NeillBird, June 3rd, 2015
Written based on this version: 2015, CD, 20 Buck Spin (Digipak)

Black/dark metal standouts Obsequiae already had a home-run of a debut record entitled Suspended In The Brume Of Eos back in 2011. That album combined beautiful instrumental tracks with some expertly played black metal-esque tracks. Coming back after a long hiatus, this Minnesota trio is ready to once again show that they are a top act in the underground scene with their second album, (and 20 Buck Spin debut), Aria Of Vernal Tombs. With even more musical story telling and precise playing by all members, this record not only outdoes the prior effort, but has outdone a lot of records released this year.

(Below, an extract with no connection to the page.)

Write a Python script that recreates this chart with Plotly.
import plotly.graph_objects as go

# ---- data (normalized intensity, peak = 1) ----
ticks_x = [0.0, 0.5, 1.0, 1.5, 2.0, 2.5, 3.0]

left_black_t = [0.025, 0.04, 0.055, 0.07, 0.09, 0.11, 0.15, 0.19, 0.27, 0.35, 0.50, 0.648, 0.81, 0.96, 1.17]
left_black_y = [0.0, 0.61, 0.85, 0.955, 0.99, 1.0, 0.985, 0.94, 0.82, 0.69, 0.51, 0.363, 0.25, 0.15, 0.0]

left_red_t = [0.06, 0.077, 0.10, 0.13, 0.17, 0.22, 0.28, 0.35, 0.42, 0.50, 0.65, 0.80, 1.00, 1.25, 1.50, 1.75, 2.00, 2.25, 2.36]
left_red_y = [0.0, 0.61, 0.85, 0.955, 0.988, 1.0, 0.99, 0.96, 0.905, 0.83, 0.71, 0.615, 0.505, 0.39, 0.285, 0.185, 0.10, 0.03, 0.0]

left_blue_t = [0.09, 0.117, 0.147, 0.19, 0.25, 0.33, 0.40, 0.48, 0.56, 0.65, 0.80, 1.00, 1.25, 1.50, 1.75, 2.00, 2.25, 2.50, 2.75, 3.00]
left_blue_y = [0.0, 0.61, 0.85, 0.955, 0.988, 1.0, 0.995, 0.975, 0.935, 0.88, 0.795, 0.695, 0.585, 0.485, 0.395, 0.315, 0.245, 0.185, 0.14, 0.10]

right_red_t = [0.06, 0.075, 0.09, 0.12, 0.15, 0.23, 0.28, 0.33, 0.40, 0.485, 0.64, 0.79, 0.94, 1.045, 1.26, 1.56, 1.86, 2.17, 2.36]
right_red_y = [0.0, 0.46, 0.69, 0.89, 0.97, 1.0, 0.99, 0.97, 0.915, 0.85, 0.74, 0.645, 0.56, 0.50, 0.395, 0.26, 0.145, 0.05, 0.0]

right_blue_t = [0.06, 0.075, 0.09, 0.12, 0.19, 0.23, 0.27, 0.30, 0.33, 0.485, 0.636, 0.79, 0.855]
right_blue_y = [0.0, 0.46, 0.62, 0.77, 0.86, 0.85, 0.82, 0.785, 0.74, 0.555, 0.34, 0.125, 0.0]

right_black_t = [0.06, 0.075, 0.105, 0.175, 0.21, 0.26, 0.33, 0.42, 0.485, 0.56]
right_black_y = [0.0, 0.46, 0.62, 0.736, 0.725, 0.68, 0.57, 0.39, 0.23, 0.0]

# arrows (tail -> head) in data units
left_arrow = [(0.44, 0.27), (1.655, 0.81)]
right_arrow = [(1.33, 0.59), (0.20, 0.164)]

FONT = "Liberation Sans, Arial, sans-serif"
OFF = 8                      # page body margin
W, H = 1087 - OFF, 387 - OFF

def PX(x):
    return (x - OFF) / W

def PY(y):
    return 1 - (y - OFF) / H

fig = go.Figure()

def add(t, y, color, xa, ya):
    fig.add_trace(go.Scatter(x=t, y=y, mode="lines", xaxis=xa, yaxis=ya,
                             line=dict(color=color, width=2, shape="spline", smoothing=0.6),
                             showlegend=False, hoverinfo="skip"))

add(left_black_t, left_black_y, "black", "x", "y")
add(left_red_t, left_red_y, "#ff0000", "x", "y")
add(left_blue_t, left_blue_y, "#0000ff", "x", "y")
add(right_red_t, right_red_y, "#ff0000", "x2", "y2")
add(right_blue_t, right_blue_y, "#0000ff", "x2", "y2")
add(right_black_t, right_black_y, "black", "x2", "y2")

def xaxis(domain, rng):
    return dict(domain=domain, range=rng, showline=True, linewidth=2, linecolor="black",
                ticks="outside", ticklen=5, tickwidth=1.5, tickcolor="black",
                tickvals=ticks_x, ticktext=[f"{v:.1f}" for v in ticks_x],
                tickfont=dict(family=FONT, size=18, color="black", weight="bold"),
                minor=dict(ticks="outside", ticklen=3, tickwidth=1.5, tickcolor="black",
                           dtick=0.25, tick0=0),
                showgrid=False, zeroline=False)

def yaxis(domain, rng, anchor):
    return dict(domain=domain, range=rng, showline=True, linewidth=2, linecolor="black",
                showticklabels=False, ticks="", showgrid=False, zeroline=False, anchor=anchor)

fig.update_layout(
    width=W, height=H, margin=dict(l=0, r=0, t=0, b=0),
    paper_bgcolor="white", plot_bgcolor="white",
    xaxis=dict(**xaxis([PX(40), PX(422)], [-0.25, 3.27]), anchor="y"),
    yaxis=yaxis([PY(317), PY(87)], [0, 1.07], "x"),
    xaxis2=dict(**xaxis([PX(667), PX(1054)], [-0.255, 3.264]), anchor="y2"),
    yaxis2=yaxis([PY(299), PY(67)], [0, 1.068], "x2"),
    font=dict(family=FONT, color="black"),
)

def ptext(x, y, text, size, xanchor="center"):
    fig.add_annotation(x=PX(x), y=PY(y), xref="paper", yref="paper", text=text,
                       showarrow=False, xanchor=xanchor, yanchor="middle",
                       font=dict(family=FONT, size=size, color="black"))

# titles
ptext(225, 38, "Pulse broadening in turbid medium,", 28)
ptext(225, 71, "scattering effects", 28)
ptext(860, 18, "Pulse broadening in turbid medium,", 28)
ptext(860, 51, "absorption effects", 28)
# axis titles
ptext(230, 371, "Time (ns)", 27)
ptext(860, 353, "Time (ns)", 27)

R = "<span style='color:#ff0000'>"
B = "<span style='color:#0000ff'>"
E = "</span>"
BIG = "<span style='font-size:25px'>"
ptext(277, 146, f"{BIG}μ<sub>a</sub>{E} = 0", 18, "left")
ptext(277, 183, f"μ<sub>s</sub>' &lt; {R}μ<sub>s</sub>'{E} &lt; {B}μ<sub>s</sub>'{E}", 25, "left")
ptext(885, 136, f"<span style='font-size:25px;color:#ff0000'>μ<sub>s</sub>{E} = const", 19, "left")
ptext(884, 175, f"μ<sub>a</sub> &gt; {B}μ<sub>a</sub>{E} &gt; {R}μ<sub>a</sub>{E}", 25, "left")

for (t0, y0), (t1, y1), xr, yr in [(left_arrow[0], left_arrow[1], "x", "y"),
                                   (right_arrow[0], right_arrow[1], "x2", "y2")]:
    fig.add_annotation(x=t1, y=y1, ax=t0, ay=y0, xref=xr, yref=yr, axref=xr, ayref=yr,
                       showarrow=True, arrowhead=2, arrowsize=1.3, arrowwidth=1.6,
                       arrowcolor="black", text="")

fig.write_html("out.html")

The opening harp intro is one of the more fantastical pieces the band has composed, and sets the table wonderfully for the record to come. The images of the Middle Ages and King Author immediately come to mind, which is just furthered by the stunning artwork. Once the second track begins, the album undertakes an incredible journey though the lands, and shows song after song why this act is among the top in the genre. The guitars feel brighter than the debut record, which fits the music and feeling quite well here. There is an airiness to the music, and especially in the vocals due to the very noticeable echo. Technically speaking, the band has not let up in anyway, with the guitars conjuring up some incredibly catchy riffs, and utterly beautiful harmonies and licks. The drumming never gets out of hand, choosing to stay in more of a mid-pace or even slower at times. The bass can feel somewhat thin, but still adds a wonderful layer to the music and helps the record maintain a groove all its own. The third track, “Until All Ages Fall” is a perfect example of these elements, and also happens to be a personal standout track on this opus along with the closer.

There are still instrumental tracks on this sophomore release as well, and those too feel more thought-out and narrative-like. The harp continues to make appearances in these shorter tracks, and add some amazing atmosphere while showcasing some very proficient playing. Despite the slower nature of these pieces, they never feel out of place and come off as traditional sounding Middle Age songs. The instrumental works just add to the aesthetic of the band that much more. Not only do these pieces compliment the record as a whole, but they are some of the better works in the band’s catalogue.

As mentioned before, the vocals are quite echo-y, which makes one pay attention to the production and mixing on the record. While certainly not raw in the sense of sounding like a home recording, there is still a nice natural feeling to Aria. These three men are able to capture the aura they want in their music, and push forward their tales through some airy music, while not needing to destroy the listener with such a clean saccharine sound. The mixing is possibly the only slight flaw of the record, as it would be nice to get a little more bass but the overall quality of the music presented here speaks so well for itself that a slight lack of bass is a very minor gripe.

Obsequiae have created an album that is filled to the brim with passion and mystical imagery. One listen will have the listener hooked, while repeated spins will truly show that this is a trio of immense talent. The well thought-out and paced songwriting, the flow of the album from the heavier to the soft and back, and the utter brilliance of the closing track make Aria Of The Vernal Tomb an easy recommendation. Melodic without being cheesy or "gaze-y" and with enough wizardry to please technical fans, this second release stands as having something for most everyone, and this is one of the easiest listening experiences I have had in quite some time. Expect to hear more about this record throughout the year.